## PROVIDED MATERIAL

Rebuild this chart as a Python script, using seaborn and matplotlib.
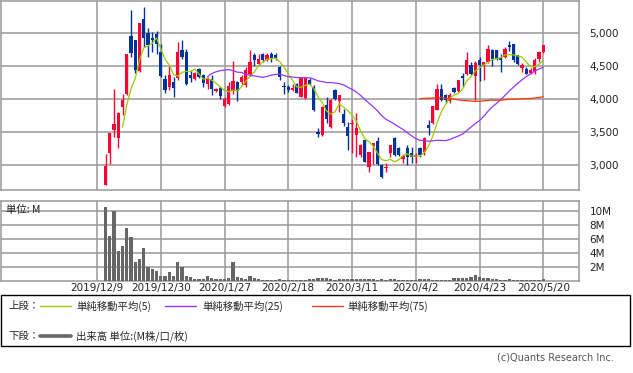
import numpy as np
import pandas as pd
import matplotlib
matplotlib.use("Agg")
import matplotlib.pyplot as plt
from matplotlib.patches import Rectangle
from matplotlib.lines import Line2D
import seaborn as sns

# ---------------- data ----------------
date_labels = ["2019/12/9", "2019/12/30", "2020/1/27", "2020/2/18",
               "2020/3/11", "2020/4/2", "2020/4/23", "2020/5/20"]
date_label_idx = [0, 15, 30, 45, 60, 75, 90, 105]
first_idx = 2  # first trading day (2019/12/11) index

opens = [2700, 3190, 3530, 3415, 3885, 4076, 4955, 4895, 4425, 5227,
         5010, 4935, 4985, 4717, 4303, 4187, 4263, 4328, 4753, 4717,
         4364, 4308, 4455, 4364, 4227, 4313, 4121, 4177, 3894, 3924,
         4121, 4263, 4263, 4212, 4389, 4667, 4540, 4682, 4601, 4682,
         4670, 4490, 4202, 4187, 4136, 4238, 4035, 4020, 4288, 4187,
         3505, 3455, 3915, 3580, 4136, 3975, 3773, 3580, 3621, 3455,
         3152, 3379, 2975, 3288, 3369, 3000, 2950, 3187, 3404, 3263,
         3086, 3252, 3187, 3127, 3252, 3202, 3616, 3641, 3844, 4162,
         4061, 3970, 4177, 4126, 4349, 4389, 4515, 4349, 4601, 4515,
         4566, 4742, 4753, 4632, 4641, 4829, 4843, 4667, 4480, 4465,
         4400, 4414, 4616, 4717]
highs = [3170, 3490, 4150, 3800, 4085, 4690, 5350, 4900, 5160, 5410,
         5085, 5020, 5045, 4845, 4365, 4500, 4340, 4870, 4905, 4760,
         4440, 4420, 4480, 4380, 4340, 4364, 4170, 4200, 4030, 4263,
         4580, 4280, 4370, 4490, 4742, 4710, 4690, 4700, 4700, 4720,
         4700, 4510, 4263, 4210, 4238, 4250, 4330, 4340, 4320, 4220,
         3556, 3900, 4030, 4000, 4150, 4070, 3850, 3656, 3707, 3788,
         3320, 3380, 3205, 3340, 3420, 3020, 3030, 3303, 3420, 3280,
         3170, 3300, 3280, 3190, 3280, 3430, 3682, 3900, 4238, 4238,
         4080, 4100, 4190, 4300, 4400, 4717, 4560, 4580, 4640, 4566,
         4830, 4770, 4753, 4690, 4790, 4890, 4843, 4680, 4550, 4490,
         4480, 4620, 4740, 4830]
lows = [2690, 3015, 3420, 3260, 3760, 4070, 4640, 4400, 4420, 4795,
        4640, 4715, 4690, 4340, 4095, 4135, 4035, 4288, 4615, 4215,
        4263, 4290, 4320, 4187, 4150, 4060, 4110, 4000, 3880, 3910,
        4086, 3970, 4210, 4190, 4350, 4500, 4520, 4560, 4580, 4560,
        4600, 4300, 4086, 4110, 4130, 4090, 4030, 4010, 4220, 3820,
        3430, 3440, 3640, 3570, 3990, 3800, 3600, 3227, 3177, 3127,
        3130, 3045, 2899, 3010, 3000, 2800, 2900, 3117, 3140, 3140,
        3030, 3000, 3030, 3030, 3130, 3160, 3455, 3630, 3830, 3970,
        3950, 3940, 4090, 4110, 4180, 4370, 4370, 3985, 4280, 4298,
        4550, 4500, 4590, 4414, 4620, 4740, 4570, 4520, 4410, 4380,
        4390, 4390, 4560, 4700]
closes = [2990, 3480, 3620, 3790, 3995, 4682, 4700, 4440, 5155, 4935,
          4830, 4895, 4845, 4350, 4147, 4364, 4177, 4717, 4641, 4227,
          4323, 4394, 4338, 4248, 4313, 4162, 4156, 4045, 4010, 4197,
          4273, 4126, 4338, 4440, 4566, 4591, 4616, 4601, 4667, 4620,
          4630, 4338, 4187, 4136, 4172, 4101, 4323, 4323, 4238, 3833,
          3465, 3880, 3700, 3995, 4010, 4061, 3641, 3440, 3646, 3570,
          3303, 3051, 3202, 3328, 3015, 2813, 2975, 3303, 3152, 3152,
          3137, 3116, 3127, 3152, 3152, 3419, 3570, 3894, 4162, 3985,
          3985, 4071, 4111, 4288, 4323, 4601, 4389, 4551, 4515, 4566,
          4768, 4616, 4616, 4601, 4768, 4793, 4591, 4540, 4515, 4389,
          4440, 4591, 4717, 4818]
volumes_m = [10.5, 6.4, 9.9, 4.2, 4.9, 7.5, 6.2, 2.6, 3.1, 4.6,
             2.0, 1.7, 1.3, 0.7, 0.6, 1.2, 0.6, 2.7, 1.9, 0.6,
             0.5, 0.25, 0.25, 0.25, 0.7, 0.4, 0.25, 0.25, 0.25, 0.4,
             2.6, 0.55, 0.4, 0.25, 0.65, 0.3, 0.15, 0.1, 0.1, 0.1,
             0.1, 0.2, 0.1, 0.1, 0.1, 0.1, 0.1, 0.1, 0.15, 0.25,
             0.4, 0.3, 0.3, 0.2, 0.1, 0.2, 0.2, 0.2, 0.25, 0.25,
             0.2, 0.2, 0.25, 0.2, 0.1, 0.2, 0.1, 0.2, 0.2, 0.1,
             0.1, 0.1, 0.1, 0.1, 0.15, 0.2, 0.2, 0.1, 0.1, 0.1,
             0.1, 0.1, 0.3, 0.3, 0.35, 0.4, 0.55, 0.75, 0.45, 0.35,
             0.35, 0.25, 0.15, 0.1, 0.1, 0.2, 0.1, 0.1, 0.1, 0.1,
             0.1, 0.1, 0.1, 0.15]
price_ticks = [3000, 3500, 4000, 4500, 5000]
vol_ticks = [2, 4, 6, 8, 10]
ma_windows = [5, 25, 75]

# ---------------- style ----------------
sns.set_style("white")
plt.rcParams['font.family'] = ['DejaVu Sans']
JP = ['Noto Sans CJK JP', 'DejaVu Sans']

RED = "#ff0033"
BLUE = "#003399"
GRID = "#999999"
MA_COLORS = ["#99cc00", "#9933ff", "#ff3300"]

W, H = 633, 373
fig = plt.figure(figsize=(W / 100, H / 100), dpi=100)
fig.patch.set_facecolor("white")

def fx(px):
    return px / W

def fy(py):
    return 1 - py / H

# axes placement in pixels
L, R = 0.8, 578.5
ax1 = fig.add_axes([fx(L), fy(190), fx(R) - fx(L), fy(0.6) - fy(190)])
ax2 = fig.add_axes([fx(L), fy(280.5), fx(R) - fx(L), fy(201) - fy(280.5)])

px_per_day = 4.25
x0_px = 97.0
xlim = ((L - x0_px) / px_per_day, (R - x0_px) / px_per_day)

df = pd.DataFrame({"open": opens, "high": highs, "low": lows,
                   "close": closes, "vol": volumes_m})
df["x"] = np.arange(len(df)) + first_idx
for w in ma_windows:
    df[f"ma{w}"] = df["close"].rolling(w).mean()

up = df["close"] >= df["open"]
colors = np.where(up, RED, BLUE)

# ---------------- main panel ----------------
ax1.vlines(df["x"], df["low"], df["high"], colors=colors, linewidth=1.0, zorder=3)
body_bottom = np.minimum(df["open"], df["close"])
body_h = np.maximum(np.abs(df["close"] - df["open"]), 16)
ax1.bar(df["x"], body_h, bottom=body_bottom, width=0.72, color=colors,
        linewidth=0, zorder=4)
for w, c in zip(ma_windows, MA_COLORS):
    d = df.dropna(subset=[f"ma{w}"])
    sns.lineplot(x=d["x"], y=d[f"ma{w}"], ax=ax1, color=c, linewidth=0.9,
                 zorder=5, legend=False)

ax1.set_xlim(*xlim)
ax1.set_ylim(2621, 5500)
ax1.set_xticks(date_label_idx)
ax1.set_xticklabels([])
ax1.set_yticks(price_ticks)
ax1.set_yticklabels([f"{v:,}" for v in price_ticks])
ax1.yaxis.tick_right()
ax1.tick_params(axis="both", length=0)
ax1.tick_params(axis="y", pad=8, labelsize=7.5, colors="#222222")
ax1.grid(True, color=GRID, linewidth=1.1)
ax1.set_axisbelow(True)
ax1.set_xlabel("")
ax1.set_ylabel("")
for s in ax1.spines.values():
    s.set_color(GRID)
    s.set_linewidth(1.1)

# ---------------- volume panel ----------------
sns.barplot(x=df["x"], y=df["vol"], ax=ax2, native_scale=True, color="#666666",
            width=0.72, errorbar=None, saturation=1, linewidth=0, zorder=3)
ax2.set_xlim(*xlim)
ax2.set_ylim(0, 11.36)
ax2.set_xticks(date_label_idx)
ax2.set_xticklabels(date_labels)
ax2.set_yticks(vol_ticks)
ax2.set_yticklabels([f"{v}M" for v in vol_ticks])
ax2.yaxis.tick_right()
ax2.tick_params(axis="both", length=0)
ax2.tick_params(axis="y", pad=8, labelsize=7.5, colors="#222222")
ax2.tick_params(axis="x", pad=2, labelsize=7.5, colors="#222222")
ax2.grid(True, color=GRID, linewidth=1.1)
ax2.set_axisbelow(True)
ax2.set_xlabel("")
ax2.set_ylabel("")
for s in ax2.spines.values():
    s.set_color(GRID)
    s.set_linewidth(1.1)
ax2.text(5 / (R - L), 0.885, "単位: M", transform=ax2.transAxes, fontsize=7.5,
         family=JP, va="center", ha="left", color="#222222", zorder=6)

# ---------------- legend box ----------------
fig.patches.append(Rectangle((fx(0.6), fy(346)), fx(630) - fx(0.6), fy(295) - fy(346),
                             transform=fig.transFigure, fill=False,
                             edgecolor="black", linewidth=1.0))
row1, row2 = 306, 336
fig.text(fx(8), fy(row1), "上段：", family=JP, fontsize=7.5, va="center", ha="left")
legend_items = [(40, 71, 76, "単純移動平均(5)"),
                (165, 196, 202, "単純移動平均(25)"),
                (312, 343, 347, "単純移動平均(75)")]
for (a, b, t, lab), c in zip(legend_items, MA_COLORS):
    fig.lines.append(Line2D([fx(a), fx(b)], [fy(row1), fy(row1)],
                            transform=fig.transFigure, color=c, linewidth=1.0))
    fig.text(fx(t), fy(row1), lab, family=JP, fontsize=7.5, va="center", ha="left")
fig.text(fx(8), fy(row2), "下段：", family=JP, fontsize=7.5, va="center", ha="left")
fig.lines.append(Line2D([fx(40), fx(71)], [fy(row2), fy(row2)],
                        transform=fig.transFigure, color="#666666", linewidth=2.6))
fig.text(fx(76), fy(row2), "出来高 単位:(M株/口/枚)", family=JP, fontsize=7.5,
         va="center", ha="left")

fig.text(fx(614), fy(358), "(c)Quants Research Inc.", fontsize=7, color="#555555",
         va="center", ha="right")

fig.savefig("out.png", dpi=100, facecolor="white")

## PROBLEM TO WORK ON
Write out again exactly the lines from the start of the data above through the line containing "import seaborn as sns", inclusive, excluding any pictures.

## EXPECTED OUTPUT
Rebuild this chart as a Python script, using seaborn and matplotlib.
import numpy as np
import pandas as pd
import matplotlib
matplotlib.use("Agg")
import matplotlib.pyplot as plt
from matplotlib.patches import Rectangle
from matplotlib.lines import Line2D
import seaborn as sns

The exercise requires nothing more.